» **ROWS**:
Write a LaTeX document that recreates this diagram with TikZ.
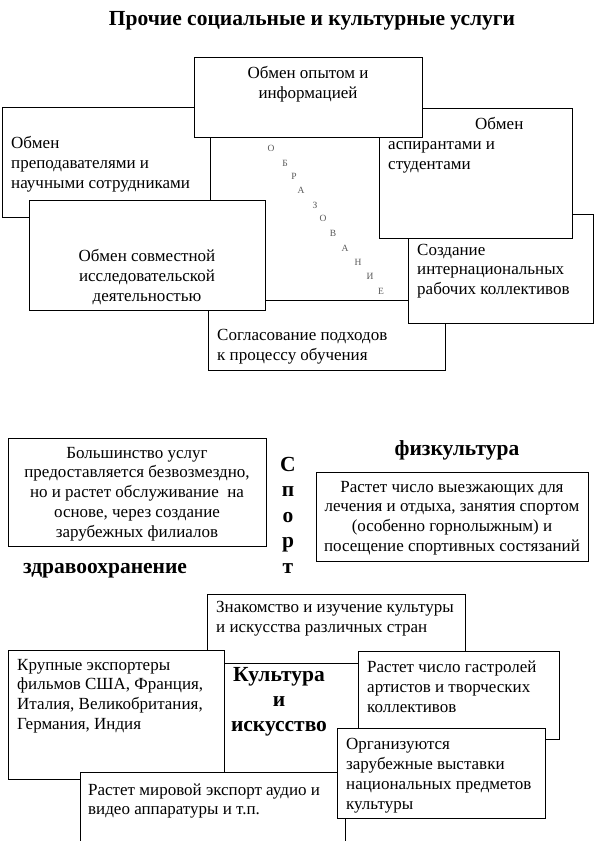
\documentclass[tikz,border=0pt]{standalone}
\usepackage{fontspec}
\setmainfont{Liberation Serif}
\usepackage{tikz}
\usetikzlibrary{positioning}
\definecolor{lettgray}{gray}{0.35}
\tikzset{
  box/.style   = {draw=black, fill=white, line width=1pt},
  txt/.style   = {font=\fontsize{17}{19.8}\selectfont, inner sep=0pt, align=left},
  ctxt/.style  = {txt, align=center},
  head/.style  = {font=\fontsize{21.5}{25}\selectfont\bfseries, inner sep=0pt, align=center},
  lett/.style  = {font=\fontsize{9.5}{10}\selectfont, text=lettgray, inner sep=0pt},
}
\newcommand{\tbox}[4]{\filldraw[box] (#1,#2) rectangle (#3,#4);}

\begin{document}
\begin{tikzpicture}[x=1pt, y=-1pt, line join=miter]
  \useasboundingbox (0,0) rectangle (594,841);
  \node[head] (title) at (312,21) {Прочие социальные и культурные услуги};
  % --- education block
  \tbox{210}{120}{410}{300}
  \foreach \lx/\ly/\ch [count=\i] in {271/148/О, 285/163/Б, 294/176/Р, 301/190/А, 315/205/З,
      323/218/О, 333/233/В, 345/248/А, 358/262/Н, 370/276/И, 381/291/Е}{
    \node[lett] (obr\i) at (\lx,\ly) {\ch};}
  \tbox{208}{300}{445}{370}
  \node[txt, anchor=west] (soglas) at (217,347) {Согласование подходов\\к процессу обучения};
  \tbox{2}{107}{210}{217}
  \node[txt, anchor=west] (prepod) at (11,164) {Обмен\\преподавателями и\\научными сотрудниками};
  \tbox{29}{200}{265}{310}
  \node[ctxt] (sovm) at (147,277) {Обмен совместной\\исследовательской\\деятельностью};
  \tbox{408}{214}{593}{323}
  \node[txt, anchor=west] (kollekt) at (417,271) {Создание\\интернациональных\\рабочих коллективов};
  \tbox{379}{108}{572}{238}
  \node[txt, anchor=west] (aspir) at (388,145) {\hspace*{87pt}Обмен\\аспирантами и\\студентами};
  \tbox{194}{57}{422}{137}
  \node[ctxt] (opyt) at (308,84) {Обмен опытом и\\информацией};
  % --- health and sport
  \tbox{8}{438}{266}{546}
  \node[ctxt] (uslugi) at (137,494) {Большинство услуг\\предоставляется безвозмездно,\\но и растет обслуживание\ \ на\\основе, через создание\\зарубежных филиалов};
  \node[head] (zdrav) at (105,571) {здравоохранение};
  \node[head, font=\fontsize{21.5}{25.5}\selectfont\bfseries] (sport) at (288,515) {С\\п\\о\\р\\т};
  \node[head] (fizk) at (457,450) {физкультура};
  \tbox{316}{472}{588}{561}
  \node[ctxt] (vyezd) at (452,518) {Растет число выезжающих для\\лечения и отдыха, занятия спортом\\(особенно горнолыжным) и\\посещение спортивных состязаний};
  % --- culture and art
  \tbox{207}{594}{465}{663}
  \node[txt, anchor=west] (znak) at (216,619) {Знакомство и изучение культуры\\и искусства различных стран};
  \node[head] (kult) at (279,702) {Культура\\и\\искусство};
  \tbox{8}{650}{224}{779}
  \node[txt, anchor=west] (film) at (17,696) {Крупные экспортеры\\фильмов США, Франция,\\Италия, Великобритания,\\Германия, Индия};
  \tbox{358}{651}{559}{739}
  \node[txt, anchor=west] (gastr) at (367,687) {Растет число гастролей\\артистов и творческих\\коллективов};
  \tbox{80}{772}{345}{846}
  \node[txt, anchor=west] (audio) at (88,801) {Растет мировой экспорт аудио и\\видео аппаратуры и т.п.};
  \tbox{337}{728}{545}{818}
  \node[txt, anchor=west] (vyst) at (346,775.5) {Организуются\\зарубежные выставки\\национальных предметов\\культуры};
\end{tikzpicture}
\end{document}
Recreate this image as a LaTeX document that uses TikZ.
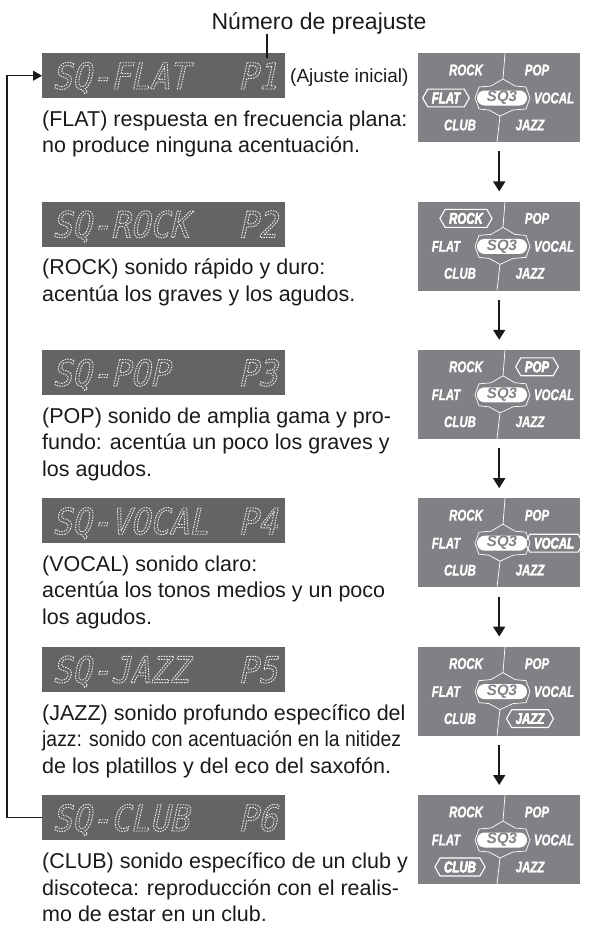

» **PROBLEM TO WORK ON**: Quote all the records verbatim, dropping any pictures from your copy.

» **ANSWER IN FULL**:
Write a LaTeX document that recreates this diagram with TikZ.
\documentclass[tikz,border=0pt]{standalone}
\usepackage{fontspec}
\setmainfont{Liberation Serif}
\usepackage{tikz}
\usetikzlibrary{positioning}
\definecolor{lettgray}{gray}{0.35}
\tikzset{
  box/.style   = {draw=black, fill=white, line width=1pt},
  txt/.style   = {font=\fontsize{17}{19.8}\selectfont, inner sep=0pt, align=left},
  ctxt/.style  = {txt, align=center},
  head/.style  = {font=\fontsize{21.5}{25}\selectfont\bfseries, inner sep=0pt, align=center},
  lett/.style  = {font=\fontsize{9.5}{10}\selectfont, text=lettgray, inner sep=0pt},
}
\newcommand{\tbox}[4]{\filldraw[box] (#1,#2) rectangle (#3,#4);}

\begin{document}
\begin{tikzpicture}[x=1pt, y=-1pt, line join=miter]
  \useasboundingbox (0,0) rectangle (594,841);
  \node[head] (title) at (312,21) {Прочие социальные и культурные услуги};
  % --- education block
  \tbox{210}{120}{410}{300}
  \foreach \lx/\ly/\ch [count=\i] in {271/148/О, 285/163/Б, 294/176/Р, 301/190/А, 315/205/З,
      323/218/О, 333/233/В, 345/248/А, 358/262/Н, 370/276/И, 381/291/Е}{
    \node[lett] (obr\i) at (\lx,\ly) {\ch};}
  \tbox{208}{300}{445}{370}
  \node[txt, anchor=west] (soglas) at (217,347) {Согласование подходов\\к процессу обучения};
  \tbox{2}{107}{210}{217}
  \node[txt, anchor=west] (prepod) at (11,164) {Обмен\\преподавателями и\\научными сотрудниками};
  \tbox{29}{200}{265}{310}
  \node[ctxt] (sovm) at (147,277) {Обмен совместной\\исследовательской\\деятельностью};
  \tbox{408}{214}{593}{323}
  \node[txt, anchor=west] (kollekt) at (417,271) {Создание\\интернациональных\\рабочих коллективов};
  \tbox{379}{108}{572}{238}
  \node[txt, anchor=west] (aspir) at (388,145) {\hspace*{87pt}Обмен\\аспирантами и\\студентами};
  \tbox{194}{57}{422}{137}
  \node[ctxt] (opyt) at (308,84) {Обмен опытом и\\информацией};
  % --- health and sport
  \tbox{8}{438}{266}{546}
  \node[ctxt] (uslugi) at (137,494) {Большинство услуг\\предоставляется безвозмездно,\\но и растет обслуживание\ \ на\\основе, через создание\\зарубежных филиалов};
  \node[head] (zdrav) at (105,571) {здравоохранение};
  \node[head, font=\fontsize{21.5}{25.5}\selectfont\bfseries] (sport) at (288,515) {С\\п\\о\\р\\т};
  \node[head] (fizk) at (457,450) {физкультура};
  \tbox{316}{472}{588}{561}
  \node[ctxt] (vyezd) at (452,518) {Растет число выезжающих для\\лечения и отдыха, занятия спортом\\(особенно горнолыжным) и\\посещение спортивных состязаний};
  % --- culture and art
  \tbox{207}{594}{465}{663}
  \node[txt, anchor=west] (znak) at (216,619) {Знакомство и изучение культуры\\и искусства различных стран};
  \node[head] (kult) at (279,702) {Культура\\и\\искусство};
  \tbox{8}{650}{224}{779}
  \node[txt, anchor=west] (film) at (17,696) {Крупные экспортеры\\фильмов США, Франция,\\Италия, Великобритания,\\Германия, Индия};
  \tbox{358}{651}{559}{739}
  \node[txt, anchor=west] (gastr) at (367,687) {Растет число гастролей\\артистов и творческих\\коллективов};
  \tbox{80}{772}{345}{846}
  \node[txt, anchor=west] (audio) at (88,801) {Растет мировой экспорт аудио и\\видео аппаратуры и т.п.};
  \tbox{337}{728}{545}{818}
  \node[txt, anchor=west] (vyst) at (346,775.5) {Организуются\\зарубежные выставки\\национальных предметов\\культуры};
\end{tikzpicture}
\end{document}
Recreate this image as a LaTeX document that uses TikZ.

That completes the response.